Catching Fire takes up where The Hunger Games finished, with Katniss Everdeen and Peeta Mellark on the eve of their victory tour to the 12 districts of Panem. However, Katniss’s defiance of the President, which resulted in the two of them being declared joint winners of the first Games, has stirred rebellious feelings in the Provinces and the President threatens Katniss to toe the line or suffer the consequences.

It takes quite a long time to reach this point, the centre piece of the film (distinct shifting in my seat), where scheming President Snow hastily changes the rules and enacts the Quarter Quell Hunger Games as a means to rid him of Katniss, and to destroy the nascent rebellion in one fell swoop. Instead of receiving ‘tributes’ from each of the 12 states, past winners are ordered to fight each other in fatal combat.

Perhaps it’s the advent of a new director that gives this film an edge over the first. I found Katniss had developed from a cardboard cut-out into a more fully-formed sympathetic character, with her palpable public grief over the death of Rue in the previous games, and her empathy for the plight of the people as the bullet train hurtles through the devastated countryside. 

I remain puzzled as to whether she loves the two men in her life, or whether her relationship with Peeta is a calculated life-saver (though he is rather on the puny side compared with some of the other tributes). Nevertheless Jennifer Lawrence’s luminous beauty endows Katniss with a realistic heroine status.

Similarly Donald Sutherland excels as the evil President; Stanley Tucci is oleaginously odious as game-show host Caesar; and it’s a welcome treat to find Philip Seymour Hoffman has become the new games-maker, Plutarch Heavensbee (they all have great names in this movie, his predecessor was called Seneca). The plagues and pestilences of the game itself are hideous and cater to the demands of the tweeny computer-games, CGI-aficionado audience.

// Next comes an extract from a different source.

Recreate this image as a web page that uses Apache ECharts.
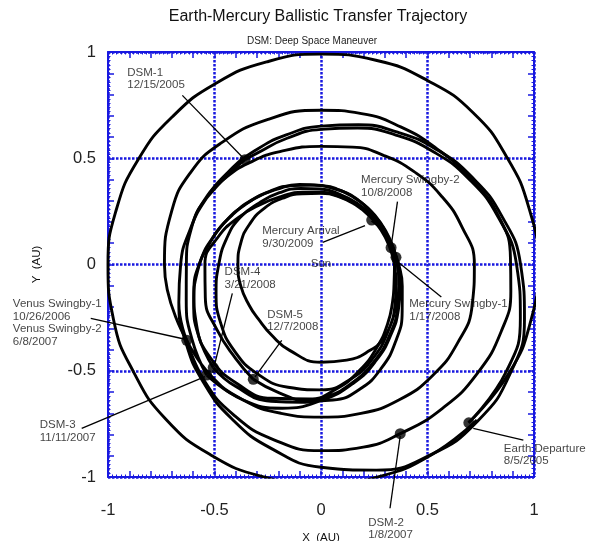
<!DOCTYPE html>
<html><head><meta charset="utf-8">
<script src="https://cdn.jsdelivr.net/npm/echarts@6/dist/echarts.min.js"></script>
<style>html,body{margin:0;padding:0;background:#fff}#c{width:596px;height:541px}</style>
</head><body><div id="c"></div>
<script>
// ---- Trajectory arcs: [radius (AU), angle (deg, CCW from +X)] ----
const outerLoop = [[1.017,-47],[1.02,-30],[1.02,-15],[1.02,0],[1.012,15],[1.008,30],[1.01,45],[1.0,60],[0.995,75],[0.99,90],[0.987,105],[0.985,120],[0.985,135],[0.99,150],[0.995,165],[1.0,180],[1.008,195],[1.015,210],[1.03,225],[1.035,240],[1.035,255],[1.035,270],[1.035,285],[1.035,300],[1.035,315]];
const earthToDsm1 = [[1.017,-47.1],[1.005,-30],[0.969,-15],[0.918,0],[0.861,15],[0.803,30],[0.749,45],[0.703,60],[0.665,75],[0.636,90],[0.615,105],[0.604,120],[0.609,125.9]];
const dsm1ToVenus1 = [[0.609,125.9],[0.6215,150],[0.636,165],[0.659,180],[0.691,195],[0.733,210],[0.782,225],[0.838,240],[0.897,255],[0.954,270],[1.002,285],[1.033,300],[1.041,315],[1.026,330],[0.989,345],[0.937,360],[0.879,375],[0.820,390],[0.766,405],[0.719,420],[0.681,435],[0.651,450],[0.631,465],[0.619,480],[0.616,495],[0.6215,510],[0.636,525],[0.659,540],[0.691,555],[0.7244,569.5]];
const venus1ToVenus2 = [[0.7244,209.5],[0.774,225],[0.818,240],[0.854,255],[0.876,270],[0.882,283],[0.8787,295.1],[0.885,310],[0.895,325],[0.903,340],[0.9,352],[0.89,362],[0.865,375],[0.81,390],[0.77,405],[0.748,420],[0.735,435],[0.726,450],[0.727,470],[0.74,490],[0.75,505],[0.745,520],[0.735,540],[0.7244,569.5]];
const venus2ToDsm3 = [[0.7244,209.5],[0.735,225],[0.735,240],[0.725,255],[0.718,270],[0.725,285],[0.735,300],[0.74,315],[0.74,330],[0.735,345],[0.72,360],[0.685,375],[0.65,390],[0.618,405],[0.592,420],[0.572,435],[0.556,450],[0.565,470],[0.585,485],[0.605,497],[0.625,510],[0.632,525],[0.632,540],[0.655,555],[0.70,570],[0.7475,584.1]];
const dsm3ToMercury1 = [[0.7475,224.1],[0.735,240],[0.70,255],[0.64,270],[0.58,285],[0.52,300],[0.465,315],[0.42,330],[0.385,345],[0.362,357],[0.3536,365.5]];
const mercury1ToDsm4 = [[0.3536,5.5],[0.345,20],[0.342,35],[0.345,50],[0.352,65],[0.362,80],[0.375,95],[0.395,110],[0.42,125],[0.45,140],[0.49,155],[0.535,170],[0.58,183],[0.625,197],[0.665,210],[0.701,223.8]];
const dsm4ToMercury2 = [[0.701,223.8],[0.70,235],[0.685,250],[0.655,262],[0.625,272],[0.575,285],[0.515,300],[0.46,315],[0.415,330],[0.38,345],[0.36,360],[0.345,375],[0.34,390],[0.342,405],[0.35,420],[0.36,435],[0.372,450],[0.39,465],[0.41,480],[0.44,495],[0.475,510],[0.52,525],[0.565,538],[0.61,552],[0.65,566],[0.68,580],[0.685,595],[0.67,610],[0.635,625],[0.59,637],[0.53,650],[0.47,664],[0.42,678],[0.38,692],[0.355,705],[0.345,720],[0.338,733.5]];
const mercury2ToDsm5 = [[0.338,13.5],[0.33,30],[0.327,45],[0.328,60],[0.332,75],[0.34,90],[0.352,105],[0.37,120],[0.40,135],[0.445,150],[0.5,165],[0.545,180],[0.565,196],[0.577,212],[0.597,228],[0.627,239.5]];
const dsm5ToArrival = [[0.627,239.5],[0.635,252],[0.645,265],[0.64,275],[0.615,287],[0.565,300],[0.5,315],[0.44,330],[0.395,345],[0.365,360],[0.345,375],[0.335,390],[0.332,405],[0.335,420],[0.342,435],[0.355,450],[0.37,465],[0.39,480],[0.41,495],[0.44,510],[0.46,525],[0.48,540],[0.51,555],[0.545,570],[0.575,585],[0.595,600],[0.598,615],[0.59,630],[0.555,645],[0.5,660],[0.445,675],[0.4,690],[0.365,705],[0.345,720],[0.332,735],[0.325,750],[0.322,765],[0.324,780],[0.33,795],[0.335,810],[0.345,825],[0.36,840],[0.375,855],[0.385,870],[0.39,885],[0.39,900],[0.39,915],[0.388,930],[0.39,941],[0.405,955],[0.43,970],[0.46,990],[0.466,1005],[0.465,1020],[0.455,1030],[0.43,1040],[0.405,1050],[0.38,1065],[0.36,1080],[0.34,1095],[0.327,1110],[0.3167,1121.3]];

// ---- Events: [X (AU), Y (AU)] ----
const eventNames = ['Earth Departure','DSM-1','Venus Swingby','DSM-2','DSM-3','Mercury Swingby-1','DSM-4','Mercury Swingby-2','DSM-5','Mercury Arrival'];
const eventPoints = [[0.694,-0.745],[-0.357,0.493],[-0.630,-0.357],[0.372,-0.796],[-0.537,-0.520],[0.352,0.034],[-0.506,-0.485],[0.329,0.079],[-0.318,-0.540],[0.238,0.209]];

// ---- Annotation texts and tick labels ----
const annotationTexts = ['DSM-1\n12/15/2005','Mercury Swingby-2\n10/8/2008','Mercury Arrival\n9/30/2009','Sun','Mercury Swingby-1\n1/17/2008','DSM-4\n3/21/2008','DSM-5\n12/7/2008','Venus Swingby-1\n10/26/2006\nVenus Swingby-2\n6/8/2007','DSM-3\n11/11/2007','DSM-2\n1/8/2007','Earth Departure\n8/5/2005'];
const xTickLabels = ['-1','-0.5','0','0.5','1'];
const yTickLabels = ['-1','-0.5','0','0.5','1'];
const titleText = 'Earth-Mercury Ballistic Transfer Trajectory';
const subtitleText = 'DSM: Deep Space Maneuver';

// ---- Layout (annotation anchors and leader lines, in axis units) ----
const layout = {
  anchors: [[-0.912,0.873],[0.186,0.367],[-0.278,0.127],[0,0.005],[0.412,-0.2165],[-0.455,-0.066],[-0.255,-0.266],[-1.449,-0.2753],[-1.3225,-0.785],[0.219,-1.243],[0.856,-0.895]],
  leaders: [
    [[-0.651,0.796],[-0.357,0.493]],
    [[0.359,0.2955],[0.330,0.090]],
    [[0.008,0.1045],[0.2066,0.1826]],
    [[0.565,-0.153],[0.3615,0.0118]],
    [[-0.4164,-0.1355],[-0.5,-0.473]],
    [[-0.1845,-0.357],[-0.31,-0.529]],
    [[-1.081,-0.253],[-0.643,-0.3506]],
    [[-1.1235,-0.771],[-0.5446,-0.528]],
    [[0.324,-1.147],[0.372,-0.807]],
    [[0.95,-0.826],[0.715,-0.771]]
  ]
};

const BLUE = '#1818e0';
const FONT = '"Liberation Sans", Arial, Helvetica, sans-serif';
const TXT = '#111';
const toXY = p => [p[0]*Math.cos(p[1]*Math.PI/180), p[0]*Math.sin(p[1]*Math.PI/180)];

const legs = [outerLoop, earthToDsm1, dsm1ToVenus1, venus1ToVenus2, venus2ToDsm3, dsm3ToMercury1, mercury1ToDsm4, dsm4ToMercury2, mercury2ToDsm5, dsm5ToArrival];
const series = [];
legs.forEach(leg => series.push({
  type:'line', data: leg.map(toXY), smooth:0.5, showSymbol:false, symbol:'none',
  lineStyle:{color:'#000', width:2.9}, silent:true, z:2, animation:false
}));
series.push({type:'scatter', data: eventPoints.map((p,i)=>({name:eventNames[i], value:p})), symbolSize:11,
  itemStyle:{color:'#000'}, silent:true, z:3, animation:false});
series.push({type:'scatter', clip:false, silent:true, z:5, animation:false, symbolSize:1,
  itemStyle:{color:'rgba(0,0,0,0)'},
  label:{show:true, position:'right', distance:0, color:TXT, fontSize:11.5, lineHeight:12.5, fontFamily:FONT, align:'left', verticalAlign:'middle'},
  data: layout.anchors.map((p,i)=>{
    const item = {value:p, label:{formatter: annotationTexts[i]}};
    if (annotationTexts[i]==='Sun') item.label = {formatter:'Sun', position:'inside', align:'center', verticalAlign:'middle', color:TXT};
    return item;
  })
});

function mainAxis(pos, showLabels, labels, extra) {
  return Object.assign({
    type:'value', position:pos, min:-1, max:1, interval:0.5,
    axisLine:{show:true, onZero:false, lineStyle:{color:BLUE, width:2}},
    axisTick:{show:true, inside:true, length:6, lineStyle:{color:BLUE, width:1.5}},
    minorTick:{show:true, splitNumber:5, length:6, lineStyle:{color:BLUE, width:1.5}},
    splitLine:{show: (pos==='bottom'||pos==='left'), lineStyle:{color:BLUE, width:2.5, type:[2.5,1.5]}},
    minorSplitLine:{show:false},
    axisLabel:{show:showLabels, color:'#222', fontSize:16.5, fontFamily:FONT,
      formatter: v => labels[Math.round((v+1)/0.5)]}
  }, extra||{});
}
function fineAxis(pos) {
  return {type:'value', position:pos, min:-1, max:1, interval:0.1,
    axisLine:{show:false, onZero:false}, axisTick:{show:false, inside:true},
    minorTick:{show:true, splitNumber:5, length:2.5, lineStyle:{color:BLUE, width:1}},
    splitLine:{show:false}, minorSplitLine:{show:false}, axisLabel:{show:false}};
}

const titleGraphics = [
  {id:'t1', type:'text', x:318, y:16.5, z:10, style:{text:titleText, font:'16px '+FONT, fill:'#111', textAlign:'center', textVerticalAlign:'middle', align:'center', verticalAlign:'middle'}},
  {id:'t2', type:'text', x:312, y:41, z:10, style:{text:subtitleText, font:'10px '+FONT, fill:'#222', textAlign:'center', textVerticalAlign:'middle', align:'center', verticalAlign:'middle'}}
];

const chart = echarts.init(document.getElementById('c'), null, {renderer:'canvas'});
chart.setOption({
  animation:false,
  backgroundColor:'#fff',
  textStyle:{fontFamily:FONT},
  grid:{left:108, right:62, top:52, bottom:64, containLabel:false, outerBoundsMode:'none'},
  xAxis:[
    mainAxis('bottom', true, xTickLabels, {axisLabel:{show:true, margin:25, color:'#222', fontSize:16.5, fontFamily:FONT, formatter: v => xTickLabels[Math.round((v+1)/0.5)]},
      name:'X  (AU)', nameLocation:'middle', nameGap:55, nameTextStyle:{color:TXT, fontSize:11.5, fontFamily:FONT}}),
    fineAxis('bottom'),
    mainAxis('top', false, xTickLabels),
    fineAxis('top')
  ],
  yAxis:[
    mainAxis('left', true, yTickLabels, {axisLabel:{show:true, margin:12, color:'#222', fontSize:16.5, fontFamily:FONT, formatter: v => yTickLabels[Math.round((v+1)/0.5)]},
      name:'Y  (AU)', nameLocation:'middle', nameGap:65, nameRotate:90, nameTextStyle:{color:TXT, fontSize:11.5, fontFamily:FONT}}),
    fineAxis('left'),
    mainAxis('right', false, yTickLabels),
    fineAxis('right')
  ],
  graphic: titleGraphics,
  series: series
});

// Leader lines: converted through the chart's own axes, drawn unclipped
const leaderGraphics = layout.leaders.map((seg, i) => ({
  id: 'leader' + i, type:'polyline', z:4, silent:true,
  shape:{points: seg.map(p => chart.convertToPixel({seriesIndex:0}, p))},
  style:{stroke:'#000', lineWidth:1.3, fill:null}
}));
chart.setOption({graphic: titleGraphics.concat(leaderGraphics)});
</script>
</body></html>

For oldies like me, there is even an attempt to engage the intellect by trying to second-guess what the games-maker is up to, and to puzzle out where and how the inevitable twist will come – there is, after all, at least one more film to come so we know Katniss has to survive… I leave the cinema pondering the average age of Hollywood’s target market. On the basis of this Christmas’s blockbusters, The Hunger Games and The Hobbit, it appears to be the new generation of social-media, tablet-toting youngsters, who revel in technology and associate with fantasy rather than reality. Maybe the reality that we baby-boomers have created is just too hard to bear.